- **AVAILABLE DATA**:
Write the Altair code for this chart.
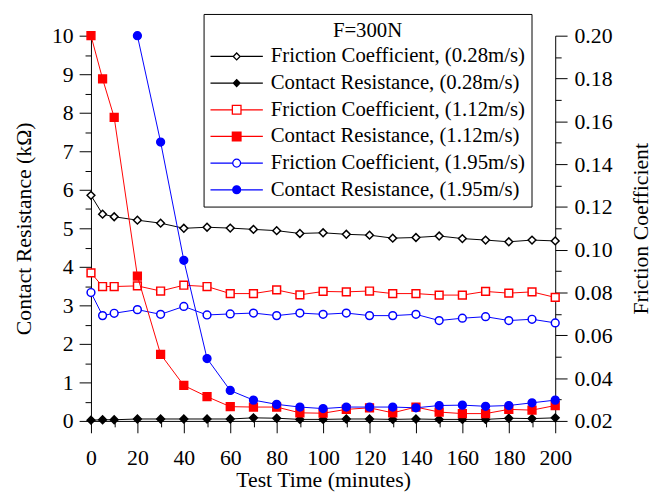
import altair as alt
import pandas as pd

SERIF = "Liberation Serif"

times = [0, 5, 10, 20, 30, 40, 50, 60, 70, 80, 90, 100, 110, 120, 130, 140, 150, 160, 170, 180, 190, 200]
times_cr195 = [20, 30, 40, 50, 60, 70, 80, 90, 100, 110, 120, 130, 140, 150, 160, 170, 180, 190, 200]

fc_028 = [0.1254, 0.1166, 0.1154, 0.1138, 0.1124, 0.1100, 0.1105, 0.1101, 0.1095, 0.1089, 0.1076,
          0.1079, 0.1072, 0.1068, 0.1054, 0.1057, 0.1064, 0.1052, 0.1045, 0.1037, 0.1045, 0.1041]
cr_028 = [0.02, 0.03, 0.03, 0.05, 0.05, 0.05, 0.05, 0.05, 0.08, 0.07, 0.04,
          0.04, 0.05, 0.05, 0.04, 0.05, 0.04, 0.04, 0.04, 0.07, 0.06, 0.08]
fc_112 = [0.0892, 0.0828, 0.0828, 0.0831, 0.0807, 0.0834, 0.0828, 0.0795, 0.0795, 0.0812, 0.0789,
          0.0805, 0.0803, 0.0807, 0.0795, 0.0795, 0.0788, 0.0788, 0.0805, 0.0797, 0.0803, 0.0777]
cr_112 = [10.0, 8.88, 7.88, 3.76, 1.73, 0.92, 0.63, 0.37, 0.36, 0.36, 0.21,
          0.20, 0.30, 0.34, 0.21, 0.36, 0.23, 0.19, 0.19, 0.30, 0.28, 0.40]
fc_195 = [0.0800, 0.0692, 0.0703, 0.0720, 0.0698, 0.0735, 0.0695, 0.0700, 0.0704, 0.0692, 0.0704,
          0.0698, 0.0704, 0.0692, 0.0692, 0.0698, 0.0669, 0.0680, 0.0687, 0.0669, 0.0675, 0.0658]
cr_195 = [10.0, 7.24, 4.17, 1.62, 0.79, 0.54, 0.43, 0.36, 0.32, 0.36,
          0.36, 0.36, 0.34, 0.40, 0.41, 0.38, 0.40, 0.47, 0.54]

labels = ["Friction Coefficient, (0.28m/s)", "Contact Resistance, (0.28m/s)",
          "Friction Coefficient, (1.12m/s)", "Contact Resistance, (1.12m/s)",
          "Friction Coefficient, (1.95m/s)", "Contact Resistance, (1.95m/s)"]
kinds = ["F", "R", "F", "R", "F", "R"]
colors = ["#000000", "#000000", "#ff0000", "#ff0000", "#0000ff", "#0000ff"]
fills = ["#ffffff", "#000000", "#ffffff", "#ff0000", "#ffffff", "#0000ff"]
shapes = ["diamond", "diamond", "square", "square", "circle", "circle"]
sizes = [62, 62, 90, 90, 90, 100]

# legend glyphs: a line with the marker in its middle (unit square -1..1)
DIAMOND_L = "M-1,0H-0.13M0.13,0H1M-0.13,0L0,-0.13L0.13,0L0,0.13Z"
SQUARE_L = "M-1,0H-0.165M0.165,0H1M-0.165,-0.165H0.165V0.165H-0.165Z"
CIRCLE_L = "M-1,0H-0.15M0.15,0H1M-0.15,0A0.15,0.15,0,1,0,0.15,0A0.15,0.15,0,1,0,-0.15,0Z"
legend_glyphs = [DIAMOND_L, DIAMOND_L, SQUARE_L, SQUARE_L, CIRCLE_L, CIRCLE_L]

xs_all = [times, times, times, times, times, times_cr195]
ys_all = [fc_028, cr_028, fc_112, cr_112, fc_195, cr_195]

rows = []
for lab, kind, xs, ys in zip(labels, kinds, xs_all, ys_all):
    for t, v in zip(xs, ys):
        rows.append({"time": t, "value": v, "series": lab, "kind": kind})
df = pd.DataFrame(rows)

x_ticks = list(range(0, 201, 10))
left_ticks = [i * 0.5 for i in range(21)]
right_ticks = [round(0.02 + i * 0.01, 2) for i in range(19)]

axis_style = dict(labelFont=SERIF, labelFontSize=22, titleFont=SERIF, titleFontSize=22,
                  titleFontWeight="normal", labelColor="black", titleColor="black",
                  domainColor="black", tickColor="black", grid=False,
                  domainWidth=1, tickWidth=1, labelFlush=False, labelOverlap=False)

x_enc = alt.X("time:Q", scale=alt.Scale(domain=[0, 200], nice=False),
              axis=alt.Axis(values=x_ticks, labelExpr="datum.value % 20 == 0 ? datum.label : ''",
                            tickSize={"condition": {"test": "datum.value % 20 == 0", "value": 12}, "value": 6},
                            labelPadding=15, titlePadding=1, **axis_style),
              title="Test Time (minutes)")

yL = alt.Y("value:Q", scale=alt.Scale(domain=[0, 10], nice=False, zero=False),
           axis=alt.Axis(orient="left", values=left_ticks, format=".0f",
                         labelExpr="datum.value % 1 == 0 ? datum.label : ''",
                         tickSize={"condition": {"test": "datum.value % 1 == 0", "value": 12}, "value": 6},
                         labelPadding=6, titlePadding=16, **axis_style),
           title="Contact Resistance (kΩ)")
yR = alt.Y("value:Q", scale=alt.Scale(domain=[0.02, 0.20], nice=False, zero=False),
           axis=alt.Axis(orient="right", values=right_ticks, format=".2f",
                         labelExpr="round(datum.value * 100) % 2 == 0 ? datum.label : ''",
                         tickSize={"condition": {"test": "round(datum.value * 100) % 2 == 0", "value": 12}, "value": 6},
                         labelPadding=7, titlePadding=41, titleAngle=270, **axis_style),
           title="Friction Coefficient")

glyph_expr = "[" + ",".join("'" + g + "'" for g in legend_glyphs) + "][datum.index]"

point_legend = alt.Legend(orient="none", legendX=114, legendY=-22, title="F=300N",
                          titleFont=SERIF, titleFontSize=21, titleFontWeight="normal",
                          titleAnchor="middle", titleColor="black",
                          labelFont=SERIF, labelFontSize=21, labelColor="black", labelLimit=400,
                          clipHeight=22, rowPadding=5, padding=6, titlePadding=5,
                          symbolSize=2809, symbolStrokeWidth=1.3, labelOffset=7,
                          symbolType={"expr": glyph_expr},
                          strokeColor="black")

# stroke/fill carry the legend (explicit domain); the other channels use a sort
# so that their (legend-less) scales are not merged with it
stroke_enc = alt.Stroke("series:N", scale=alt.Scale(domain=labels, range=colors), legend=point_legend)
fill_enc = alt.Fill("series:N", scale=alt.Scale(domain=labels, range=fills), legend=point_legend)
shape_enc = alt.Shape("series:N", sort=labels, scale=alt.Scale(range=shapes), legend=None)
size_enc = alt.Size("series:N", sort=labels, scale=alt.Scale(range=sizes), legend=None)
color_enc = alt.Color("series:N", sort=labels, scale=alt.Scale(range=colors), legend=None)

base = alt.Chart(df)


def make_layer(kind, y_enc):
    b = base.transform_filter(f"datum.kind == '{kind}'")
    lines = b.mark_line(strokeWidth=1).encode(x=x_enc, y=y_enc, color=color_enc,
                                              order="time:Q")
    pts = b.mark_point(opacity=1, strokeWidth=1.5, filled=False).encode(
        x=x_enc, y=y_enc, stroke=stroke_enc, fill=fill_enc, shape=shape_enc, size=size_enc)
    return alt.layer(lines, pts)


left = make_layer("R", yL)
right = make_layer("F", yR)

chart = alt.layer(right, left).resolve_scale(y="independent").properties(
    width=470, height=390,
    autosize=alt.AutoSizeParams(type="none"),
    padding={"left": 84, "top": 25, "right": 100, "bottom": 75},
).configure_view(stroke=None).configure_legend(strokeWidth=1)

chart.save("out.html", embed_options={"renderer": "svg", "actions": False})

- **AIM**: Your task is to return the lines above, from the first one up to and including the line containing "sizes = [62, 62, 90, 90, 90, 100]", minus any pictures.

- **TASK SOLUTION**:
Write the Altair code for this chart.
import altair as alt
import pandas as pd

SERIF = "Liberation Serif"

times = [0, 5, 10, 20, 30, 40, 50, 60, 70, 80, 90, 100, 110, 120, 130, 140, 150, 160, 170, 180, 190, 200]
times_cr195 = [20, 30, 40, 50, 60, 70, 80, 90, 100, 110, 120, 130, 140, 150, 160, 170, 180, 190, 200]

fc_028 = [0.1254, 0.1166, 0.1154, 0.1138, 0.1124, 0.1100, 0.1105, 0.1101, 0.1095, 0.1089, 0.1076,
          0.1079, 0.1072, 0.1068, 0.1054, 0.1057, 0.1064, 0.1052, 0.1045, 0.1037, 0.1045, 0.1041]
cr_028 = [0.02, 0.03, 0.03, 0.05, 0.05, 0.05, 0.05, 0.05, 0.08, 0.07, 0.04,
          0.04, 0.05, 0.05, 0.04, 0.05, 0.04, 0.04, 0.04, 0.07, 0.06, 0.08]
fc_112 = [0.0892, 0.0828, 0.0828, 0.0831, 0.0807, 0.0834, 0.0828, 0.0795, 0.0795, 0.0812, 0.0789,
          0.0805, 0.0803, 0.0807, 0.0795, 0.0795, 0.0788, 0.0788, 0.0805, 0.0797, 0.0803, 0.0777]
cr_112 = [10.0, 8.88, 7.88, 3.76, 1.73, 0.92, 0.63, 0.37, 0.36, 0.36, 0.21,
          0.20, 0.30, 0.34, 0.21, 0.36, 0.23, 0.19, 0.19, 0.30, 0.28, 0.40]
fc_195 = [0.0800, 0.0692, 0.0703, 0.0720, 0.0698, 0.0735, 0.0695, 0.0700, 0.0704, 0.0692, 0.0704,
          0.0698, 0.0704, 0.0692, 0.0692, 0.0698, 0.0669, 0.0680, 0.0687, 0.0669, 0.0675, 0.0658]
cr_195 = [10.0, 7.24, 4.17, 1.62, 0.79, 0.54, 0.43, 0.36, 0.32, 0.36,
          0.36, 0.36, 0.34, 0.40, 0.41, 0.38, 0.40, 0.47, 0.54]

labels = ["Friction Coefficient, (0.28m/s)", "Contact Resistance, (0.28m/s)",
          "Friction Coefficient, (1.12m/s)", "Contact Resistance, (1.12m/s)",
          "Friction Coefficient, (1.95m/s)", "Contact Resistance, (1.95m/s)"]
kinds = ["F", "R", "F", "R", "F", "R"]
colors = ["#000000", "#000000", "#ff0000", "#ff0000", "#0000ff", "#0000ff"]
fills = ["#ffffff", "#000000", "#ffffff", "#ff0000", "#ffffff", "#0000ff"]
shapes = ["diamond", "diamond", "square", "square", "circle", "circle"]
sizes = [62, 62, 90, 90, 90, 100]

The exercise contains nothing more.